[What to do] The answer should be a single number: how many lines of the entries below hold the word "with".

Lines of data
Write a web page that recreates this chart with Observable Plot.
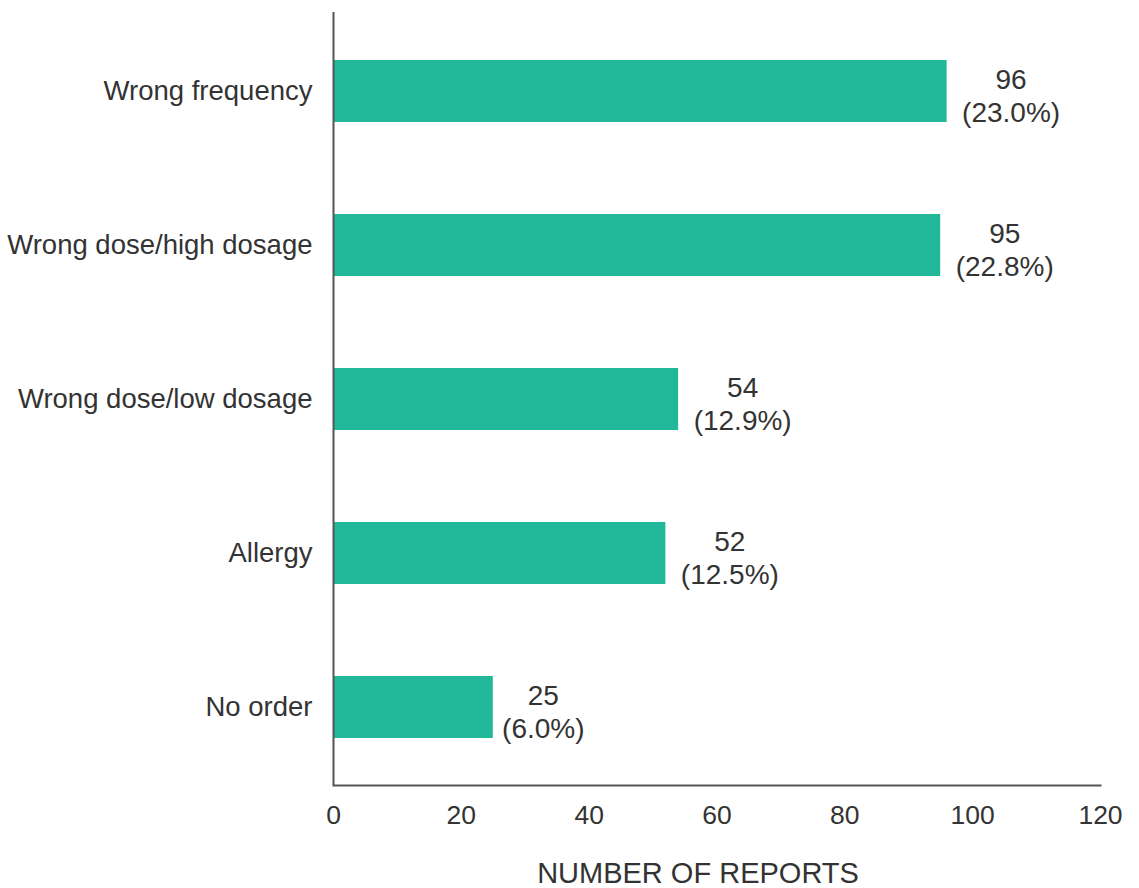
<!DOCTYPE html>
<html>
<head>
<meta charset="utf-8">
<script src="https://cdn.jsdelivr.net/npm/d3@7"></script>
<script src="https://cdn.jsdelivr.net/npm/@observablehq/plot@0.6"></script>
<style>
  html, body { margin: 0; padding: 0; background: #fff; }
  #chart svg { display: block; }
</style>
</head>
<body>
<div id="chart"></div>
<script>
const categories = ["Wrong frequency", "Wrong dose/high dosage", "Wrong dose/low dosage", "Allergy", "No order"];
const reports = [96, 95, 54, 52, 25];
const percents = ["23.0", "22.8", "12.9", "12.5", "6.0"];
const xTicks = [0, 20, 40, 60, 80, 100, 120];
const xLabel = "NUMBER OF REPORTS";

const rows = categories.map((c, i) => ({category: c, value: reports[i], pct: percents[i]}));
const longRows = rows.filter(d => d.pct.length > 3);
const shortRows = rows.filter(d => d.pct.length <= 3);
const font = "Liberation Sans, Arial, Helvetica, sans-serif";
const labelText = d => `${d.value}\n(${d.pct}%)`;

const chart = Plot.plot({
  width: 1139,
  height: 888,
  marginLeft: 333,
  marginRight: 39,
  marginTop: 12,
  marginBottom: 103,
  style: {fontFamily: font, fontSize: "27px", color: "#333", background: "#fff"},
  x: {domain: [0, 120], ticks: xTicks, label: null},
  y: {domain: categories, paddingInner: 0.6, paddingOuter: 0.3, label: null},
  marks: [
    Plot.barX(rows, {x: "value", y: "category", fill: "#20b899"}),
    Plot.text(longRows, {x: "value", y: "category", text: labelText, textAnchor: "middle", dx: 64, dy: 3, lineHeight: 1.18, fontSize: 28, fill: "#333"}),
    Plot.text(shortRows, {x: "value", y: "category", text: labelText, textAnchor: "middle", dx: 50, dy: 3, lineHeight: 1.18, fontSize: 28, fill: "#333"}),
    Plot.axisY({tickSize: 0, tickPadding: 21, fontSize: 27.5, label: null, fill: "#333"}),
    Plot.axisX({ticks: xTicks, tickSize: 0, tickPadding: 20, fontSize: 26.5, label: null, fill: "#333"}),
    Plot.ruleX([0], {stroke: "#555", strokeWidth: 2}),
    Plot.frame({anchor: "bottom", stroke: "#555", strokeWidth: 2}),
    Plot.text([xLabel], {frameAnchor: "bottom", lineAnchor: "middle", dy: 88, dx: -19, fontSize: 29, fill: "#333"})
  ]
});
document.getElementById("chart").appendChild(chart);
</script>
</body>
</html>
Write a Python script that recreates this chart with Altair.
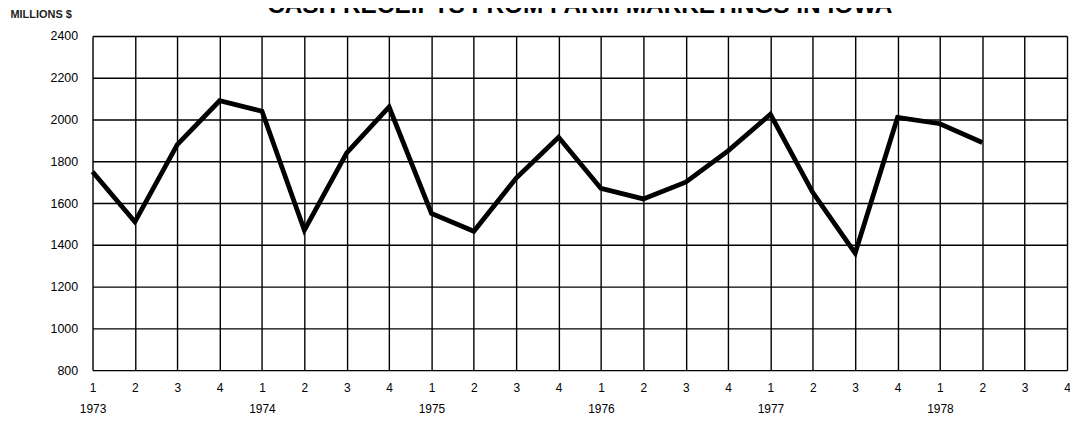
import json
import altair as alt
import pandas as pd

# Quarterly cash receipts (millions $), 1973 Q1 .. 1978 Q2
values = [1750, 1510, 1880, 2090,
          2040, 1470, 1840, 2060,
          1550, 1465, 1720, 1915,
          1670, 1620, 1700, 1850,
          2025, 1650, 1360, 2010,
          1980, 1890]
quarters = ["1", "2", "3", "4"] * 6
years = ["1973", "1974", "1975", "1976", "1977", "1978"]
y_ticks = [800, 1000, 1200, 1400, 1600, 1800, 2000, 2200, 2400]

df = pd.DataFrame({"idx": list(range(len(values))), "value": values})

xlabels = []
for i, q in enumerate(quarters):
    if i % 4 == 0:
        xlabels.append([q, years[i // 4]])
    else:
        xlabels.append(q)
label_expr = json.dumps(xlabels).replace('"', "'") + "[datum.value]"

FONT = "Liberation Sans"

chart = alt.Chart(df).mark_line(
    color="black", strokeWidth=4.8, strokeJoin="miter"
).encode(
    x=alt.X("idx:Q",
            scale=alt.Scale(domain=[0, len(quarters) - 1], nice=False, zero=False),
            axis=alt.Axis(values=list(range(len(quarters))), labelExpr=label_expr,
                          title=None, ticks=False, domain=False,
                          grid=True, gridColor="black", gridWidth=1.4, gridOpacity=1,
                          labelFont=FONT, labelFontSize=12, labelColor="black",
                          labelPadding=13, labelLineHeight=21, labelFlush=False,
                          labelOverlap=False)),
    y=alt.Y("value:Q",
            scale=alt.Scale(domain=[800, 2400], nice=False, zero=False),
            axis=alt.Axis(values=y_ticks, format="d", title="MILLIONS $", titleAngle=0,
                          titleX=-83, titleY=-22, titleAlign="left",
                          titleBaseline="middle", titleFont=FONT, titleFontSize=11,
                          titleFontWeight="bold", titleColor="#222222",
                          ticks=False, domain=False,
                          grid=True, gridColor="black", gridWidth=1.4, gridOpacity=1,
                          labelFont=FONT, labelFontSize=12.5, labelColor="black",
                          labelPadding=15))
).properties(
    width=980,
    height=336,
    title=alt.TitleParams("CASH RECEIPTS FROM FARM MARKETINGS IN IOWA",
                          font=FONT, fontSize=24.5, fontWeight="bold",
                          color="black", anchor="middle", offset=-10.5),
    autosize=alt.AutoSizeParams(type="none"),
    padding={"left": 85, "top": 27, "right": 3, "bottom": 48},
).configure_view(
    stroke="black", strokeWidth=3
).configure(background="white")

chart.save("out.html", embed_options={"renderer": "svg", "actions": False})
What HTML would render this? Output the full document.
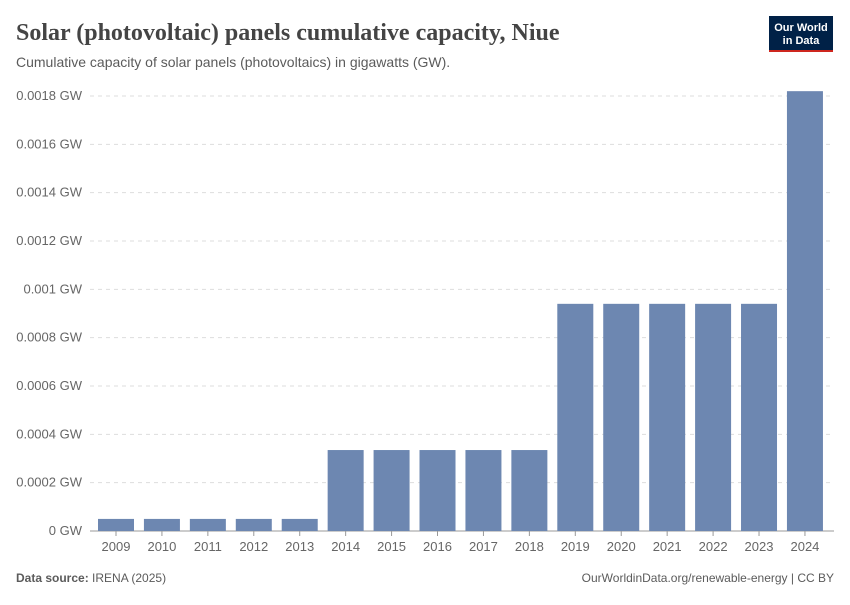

[Result] 2